Auch eine – u. a. aus Gründen der Baukosten-Minimierung postulierte abschnittsweise Mitbenutzung vorhandener Bahntrassen (nach Karlsruher Muster) – erscheint im Raum OS ebenfalls als kaum machbar. Denn die potenziell in Frage kommenden Eisenbahnstrecken Löhne – Rheine (Ost – West) und Bremen – Dortmund (Nord – Süd) befinden sich schon heute an ihrer Kapazitätsgrenze. Außerdem würde dies eine Normalspur-Stadtbahn (Spurweite 1,435 m) bedingen, was die Kosten in die Höhe treiben würde und in Städten der Größenordnung der Stadt Osnabrück daher unüblich ist: (in solchen Städten normal: 1,00 m oder 1,10 m Spurweite). Das Karlsruher Modell, wo eine Nebenstrecke in den Schwarzwald bis nach Freudenstadt zur Stadtbahnstrecke umfunktioniert wurde, ist auf Osnabrücker Verhältnisse in keiner Weise übertragbar. Und die Bahnstrecke nach Bielefeld (Haller Willem) weist bereits eine gute Bedienungsfrequenz und eine hohe Nachfrage auf, bedarf somit keiner Ergänzung durch einen Stadtbahn-Betrieb.

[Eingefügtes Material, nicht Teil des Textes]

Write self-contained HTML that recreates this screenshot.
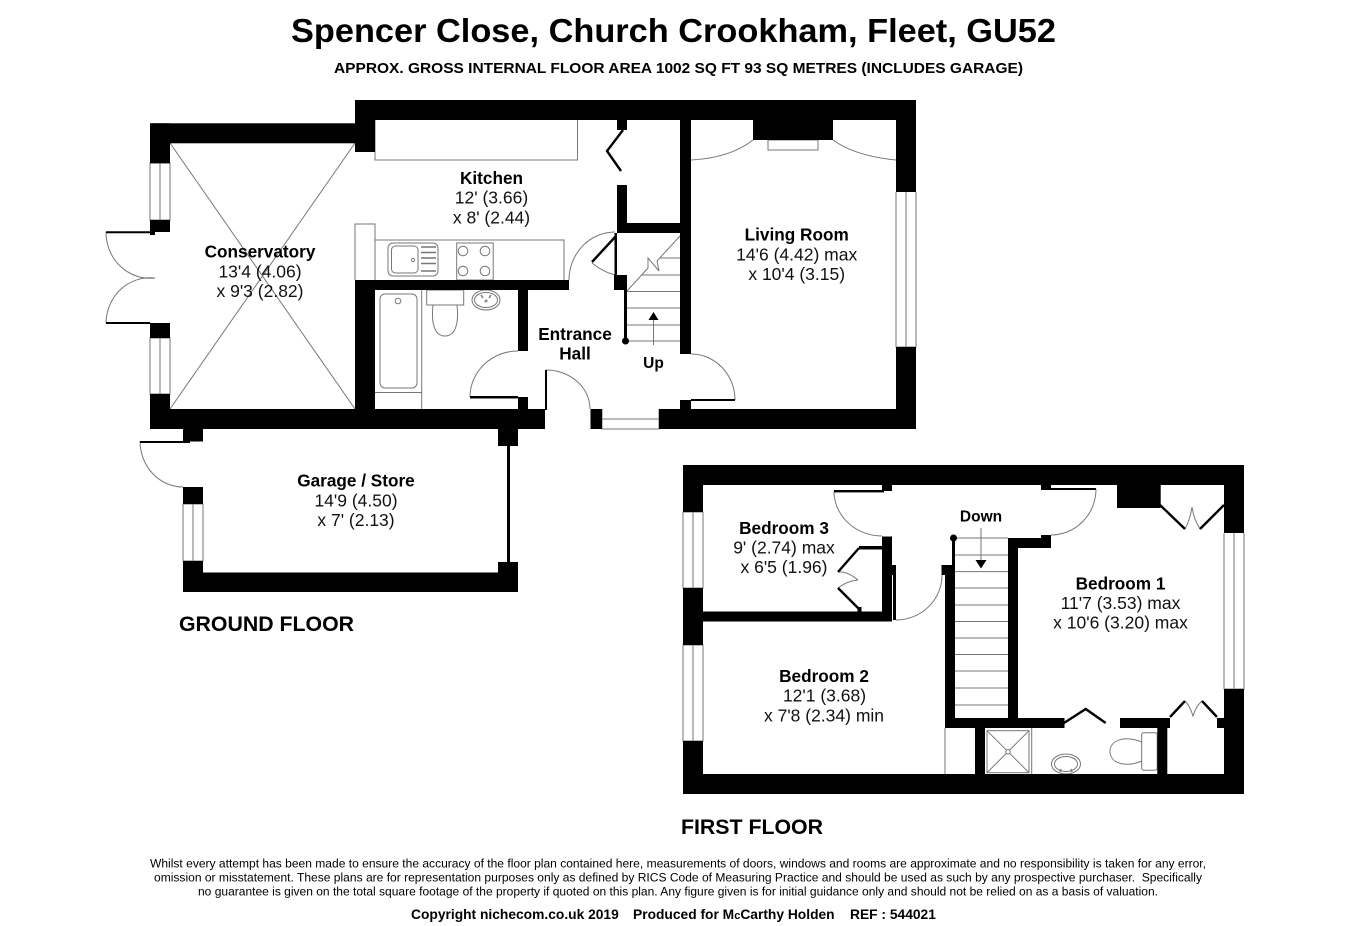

Zudem sind die netztopologischen Voraussetzungen für ein gemeindeübergreifendes Stadtbahnnetz im Raum Osnabrück außerordentlich ungünstig: Stadtbahnen werden als Hauptverkehrsträger des ÖPNV i. d. R. als Radial- oder Durchmesserlinien konzipiert , die ggf. mit tangential verlaufenden Buslinien zu einem ÖPNV-Gesamtnetz verknüpft werden. Hierfür sind bandförmige (wie z. B. Wuppertal) oder sternförmige (wie z. B. Hamburg) Siedlungs-Agglomerationen besonders günstig. Die polyzentrische Siedlungsstruktur im Raum Osnabrück mit ihren Nachbarstädten bzw. Randgemeinden GM-Hütte, Lotte, Wallenhorst, Belm und Bissdorf – die zusammen rd. 120.000 Einwohner und ein entsprechend großes Fahrgastpotenzial aufweisen – steht jedoch einer effizienten räumlichen Erschließung eines Stadtbahnnetzes diametral entgegen. Zumal diese Nachbarstädte bzw. Randgemeinden auch innerhalb ihrer jeweiligen Gemeindegrenzen polyzentrisch strukturiert sind und jeweils mehrere räumlich getrennte Ortsteile aufweisen.
Diese Nachbarstädte bzw. Randgemeinden müssten jedoch möglichst direkt an ein Stadtbahnnetz angeschlossen werden. Andernfalls drohte an den Stadtgrenzen ein sog. „gebrochener Verkehr“, d. h. Umsteigen von Bus auf Stadtbahn bzw. umgekehrt, was den ÖPNV wg. dann deutlich längerer Reisezeiten und Abhängigkeiten von zwei aufeinander abzustimmenden Fahrplänen für auswärtige Fahrgäste unattraktiv machen würde. Oder – wenn die Regionalbusse dann nicht nur bis zu den Stadtbahn-Stationen an der Stadtgrenze, sondern weiterhin bis in das Stadtzentrum durchfahren – würde dies zu unwirtschaftlichen ÖPNV-Parallelverkehren führen.
Somit ist fraglich, ob unter diesen Prämissen – auch unter Berücksichtigung des bei Stadtbahnen zu erwartenden höheren Fahrgastaufkommens – ein für die Zuschussbewilligung erforderlicher Nutzen-Kosten-Quotient von größer 1,0 überhaupt erreichbar ist.